[Entries with chart source code]
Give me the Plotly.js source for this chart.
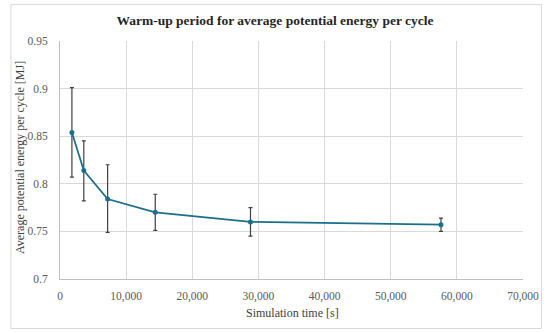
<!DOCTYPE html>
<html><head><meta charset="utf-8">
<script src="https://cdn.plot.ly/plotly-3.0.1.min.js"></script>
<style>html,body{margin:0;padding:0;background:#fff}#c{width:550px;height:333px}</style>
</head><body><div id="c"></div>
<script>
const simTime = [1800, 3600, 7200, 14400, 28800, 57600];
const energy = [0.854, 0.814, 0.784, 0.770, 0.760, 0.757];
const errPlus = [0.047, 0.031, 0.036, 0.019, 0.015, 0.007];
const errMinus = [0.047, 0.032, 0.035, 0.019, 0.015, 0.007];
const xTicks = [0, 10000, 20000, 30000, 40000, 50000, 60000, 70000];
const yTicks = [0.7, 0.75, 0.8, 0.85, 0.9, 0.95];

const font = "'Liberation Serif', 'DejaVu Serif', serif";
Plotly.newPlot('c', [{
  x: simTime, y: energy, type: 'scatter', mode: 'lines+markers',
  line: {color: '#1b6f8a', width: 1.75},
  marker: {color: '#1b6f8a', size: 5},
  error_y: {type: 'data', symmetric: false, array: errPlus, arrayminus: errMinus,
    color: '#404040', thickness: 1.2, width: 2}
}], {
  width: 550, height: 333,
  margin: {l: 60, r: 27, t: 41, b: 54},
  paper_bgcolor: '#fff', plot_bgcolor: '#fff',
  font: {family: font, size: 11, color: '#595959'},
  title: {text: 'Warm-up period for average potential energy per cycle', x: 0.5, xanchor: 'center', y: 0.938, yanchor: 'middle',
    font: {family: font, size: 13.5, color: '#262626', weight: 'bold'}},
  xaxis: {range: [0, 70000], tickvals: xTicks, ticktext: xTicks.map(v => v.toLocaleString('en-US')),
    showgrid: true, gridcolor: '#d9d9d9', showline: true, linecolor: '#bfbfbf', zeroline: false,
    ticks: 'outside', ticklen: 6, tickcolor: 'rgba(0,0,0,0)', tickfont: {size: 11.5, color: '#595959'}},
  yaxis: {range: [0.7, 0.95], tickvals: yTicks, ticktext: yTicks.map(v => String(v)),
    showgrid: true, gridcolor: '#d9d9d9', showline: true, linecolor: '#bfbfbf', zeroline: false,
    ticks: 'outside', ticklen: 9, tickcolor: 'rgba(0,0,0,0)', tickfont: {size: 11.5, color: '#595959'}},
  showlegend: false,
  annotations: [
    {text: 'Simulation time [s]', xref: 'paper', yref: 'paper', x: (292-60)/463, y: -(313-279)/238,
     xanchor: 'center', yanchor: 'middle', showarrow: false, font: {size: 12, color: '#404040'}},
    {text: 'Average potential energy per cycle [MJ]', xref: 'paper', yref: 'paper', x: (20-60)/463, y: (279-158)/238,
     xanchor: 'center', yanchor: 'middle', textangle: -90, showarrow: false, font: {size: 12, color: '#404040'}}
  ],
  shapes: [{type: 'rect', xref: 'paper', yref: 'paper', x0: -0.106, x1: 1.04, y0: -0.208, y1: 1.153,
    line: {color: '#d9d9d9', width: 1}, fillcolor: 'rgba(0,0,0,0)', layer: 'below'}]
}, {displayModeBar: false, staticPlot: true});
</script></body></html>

* * *

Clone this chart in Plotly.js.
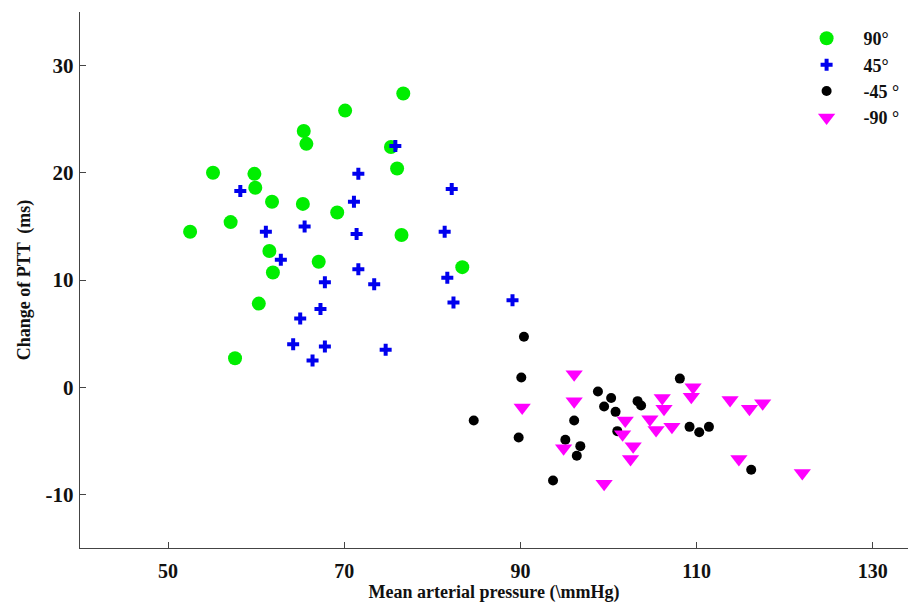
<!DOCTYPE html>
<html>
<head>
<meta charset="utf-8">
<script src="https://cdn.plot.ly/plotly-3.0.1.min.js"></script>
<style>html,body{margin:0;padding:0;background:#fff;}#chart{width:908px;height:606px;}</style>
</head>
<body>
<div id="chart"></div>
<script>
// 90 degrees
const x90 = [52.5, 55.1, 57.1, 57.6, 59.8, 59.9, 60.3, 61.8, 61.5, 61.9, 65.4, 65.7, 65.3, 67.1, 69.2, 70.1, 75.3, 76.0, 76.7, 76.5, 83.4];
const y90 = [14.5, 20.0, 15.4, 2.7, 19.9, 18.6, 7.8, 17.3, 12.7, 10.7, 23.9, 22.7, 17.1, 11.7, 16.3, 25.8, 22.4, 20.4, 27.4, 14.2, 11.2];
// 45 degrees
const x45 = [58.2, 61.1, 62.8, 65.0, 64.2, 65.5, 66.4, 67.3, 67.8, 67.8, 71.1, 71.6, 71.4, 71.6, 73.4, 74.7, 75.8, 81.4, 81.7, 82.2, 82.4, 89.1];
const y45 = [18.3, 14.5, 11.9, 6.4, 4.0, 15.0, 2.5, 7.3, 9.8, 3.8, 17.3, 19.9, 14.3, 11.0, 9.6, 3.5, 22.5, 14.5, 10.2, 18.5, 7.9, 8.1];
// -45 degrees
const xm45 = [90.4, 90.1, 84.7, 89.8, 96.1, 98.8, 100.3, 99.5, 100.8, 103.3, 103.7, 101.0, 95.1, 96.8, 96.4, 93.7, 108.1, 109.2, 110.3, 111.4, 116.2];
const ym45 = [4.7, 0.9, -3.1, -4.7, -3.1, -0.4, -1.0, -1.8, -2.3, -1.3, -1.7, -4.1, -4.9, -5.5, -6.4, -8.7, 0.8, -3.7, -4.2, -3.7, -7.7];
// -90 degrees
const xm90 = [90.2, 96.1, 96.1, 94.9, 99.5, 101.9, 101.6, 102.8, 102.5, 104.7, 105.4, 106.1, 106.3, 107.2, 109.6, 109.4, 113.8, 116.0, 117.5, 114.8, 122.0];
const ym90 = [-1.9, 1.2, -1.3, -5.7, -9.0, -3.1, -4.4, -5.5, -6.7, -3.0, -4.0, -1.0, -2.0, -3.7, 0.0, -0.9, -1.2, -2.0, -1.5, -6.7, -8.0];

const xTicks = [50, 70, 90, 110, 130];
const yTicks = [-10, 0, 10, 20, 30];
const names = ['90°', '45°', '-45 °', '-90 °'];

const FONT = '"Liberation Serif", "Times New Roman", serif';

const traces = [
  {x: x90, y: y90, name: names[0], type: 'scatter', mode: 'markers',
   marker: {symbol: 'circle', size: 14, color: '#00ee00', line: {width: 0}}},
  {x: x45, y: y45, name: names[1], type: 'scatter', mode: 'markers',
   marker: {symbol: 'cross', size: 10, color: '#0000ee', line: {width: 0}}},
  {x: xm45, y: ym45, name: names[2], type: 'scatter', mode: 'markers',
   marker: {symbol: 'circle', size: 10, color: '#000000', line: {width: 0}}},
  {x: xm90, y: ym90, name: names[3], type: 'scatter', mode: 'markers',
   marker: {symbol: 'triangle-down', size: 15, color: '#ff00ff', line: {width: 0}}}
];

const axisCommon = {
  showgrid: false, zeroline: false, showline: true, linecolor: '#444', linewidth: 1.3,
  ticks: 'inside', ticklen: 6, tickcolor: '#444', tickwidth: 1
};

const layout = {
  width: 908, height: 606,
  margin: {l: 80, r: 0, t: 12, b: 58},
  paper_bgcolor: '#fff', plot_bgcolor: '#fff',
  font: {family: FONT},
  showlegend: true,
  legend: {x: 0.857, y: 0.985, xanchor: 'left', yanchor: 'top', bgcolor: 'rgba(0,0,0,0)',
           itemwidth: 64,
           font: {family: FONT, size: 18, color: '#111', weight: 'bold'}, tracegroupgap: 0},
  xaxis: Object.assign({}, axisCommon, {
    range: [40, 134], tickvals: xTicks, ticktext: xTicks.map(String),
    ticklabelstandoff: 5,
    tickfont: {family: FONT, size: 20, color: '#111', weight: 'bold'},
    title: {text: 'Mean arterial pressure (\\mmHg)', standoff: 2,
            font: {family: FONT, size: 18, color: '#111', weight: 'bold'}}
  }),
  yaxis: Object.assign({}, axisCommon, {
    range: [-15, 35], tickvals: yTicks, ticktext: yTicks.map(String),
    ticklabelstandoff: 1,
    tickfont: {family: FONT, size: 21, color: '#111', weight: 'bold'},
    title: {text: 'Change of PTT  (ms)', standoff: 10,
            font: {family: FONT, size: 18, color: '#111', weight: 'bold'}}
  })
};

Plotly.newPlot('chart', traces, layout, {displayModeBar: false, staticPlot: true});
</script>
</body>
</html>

Prompt:
Reproduce exactly, and only, the lines from the one containing "Give me the Plotly.js source for this chart." through the one containing "const yTicks = [0.7, 0.75, 0.8, 0.85, 0.9, 0.95];", including both; leave out any pictures.

Written answer:
Give me the Plotly.js source for this chart.
<!DOCTYPE html>
<html><head><meta charset="utf-8">
<script src="https://cdn.plot.ly/plotly-3.0.1.min.js"></script>
<style>html,body{margin:0;padding:0;background:#fff}#c{width:550px;height:333px}</style>
</head><body><div id="c"></div>
<script>
const simTime = [1800, 3600, 7200, 14400, 28800, 57600];
const energy = [0.854, 0.814, 0.784, 0.770, 0.760, 0.757];
const errPlus = [0.047, 0.031, 0.036, 0.019, 0.015, 0.007];
const errMinus = [0.047, 0.032, 0.035, 0.019, 0.015, 0.007];
const xTicks = [0, 10000, 20000, 30000, 40000, 50000, 60000, 70000];
const yTicks = [0.7, 0.75, 0.8, 0.85, 0.9, 0.95];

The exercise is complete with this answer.